O Pelagianismo e o XVI Concílio de Cartago I. O PELAGIANISMO O primeiro ataque perigoso ao dogma católico do pecado original proveio do pelagianismo, que deitava raízes bem mais profundas: na negação da ordem sobrenatural e, portanto, da graça. Segundo os pelagianos Adão foi criado nas mesmas condições em que agora se acha o homem, ou seja, mortal e com todas as qualidades inerentes à natureza humana, sem nenhuma elevação sobrenatural à adoção divina e à participação da vida do Criador. Pelo pecado se tornou merecedor de castigo, mas a culpa – afirmam os pelagianos – permanece circunscrita só a ele, Adão, e não a seus descendentes, a não ser pelo mau exemplo. Além disso, tanto Adão como os seus descendentes possuem uma vontade livre, absolutamente independente de Deus e dotada de poderes ilimitados, quer para o bem, quer para o mal. São dois, portanto, os pilares e linhas mestras desta heresia: um naturalismo que exclui a ordem sobrenatural e a independência da vontade humana com relação a Deus. É claro que os pelagianos falam também da graça, mas para eles ela não passa de dons externos, como a Revelação, a lei, o exemplo de Cristo e sobretudo a liberdade, que é a capacidade de fazer o bem, que Pelágio chama graça por excelência.

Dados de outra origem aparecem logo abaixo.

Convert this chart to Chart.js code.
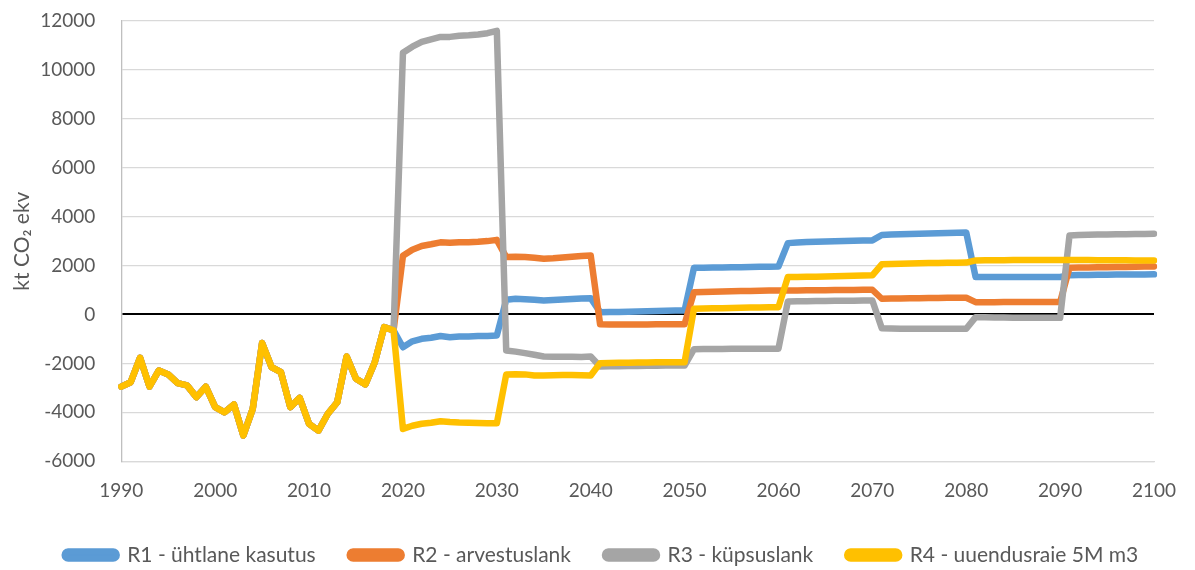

XVI Concílio de Cartago (1.5.418)
Depois da denúncia de Santo Agostinho, foi trabalho deste concílio mostrar a inconsistência das teses pelagianas. 3. Igualmente foi decisão [deste concílio] que quem disser que a graça de Deus, pela qual o homem recebe a justificação [iustificatur] por meio de Nosso Senhor Jesus Cristo, só vale para a remissão dos pecados já cometidos, mas não como ajuda para não cometê-los – seja anátema**. [NOTA: Aqui a graça é designada por gratia qua iustificatur homo; no cânon 5, por gratia iustificationis. Pelo contexto deve-se entender a graça como um auxílio sobrenatural de Deus, essencialmente diferente da natureza. Compreende, portanto, a graça santificante e a graça atual.]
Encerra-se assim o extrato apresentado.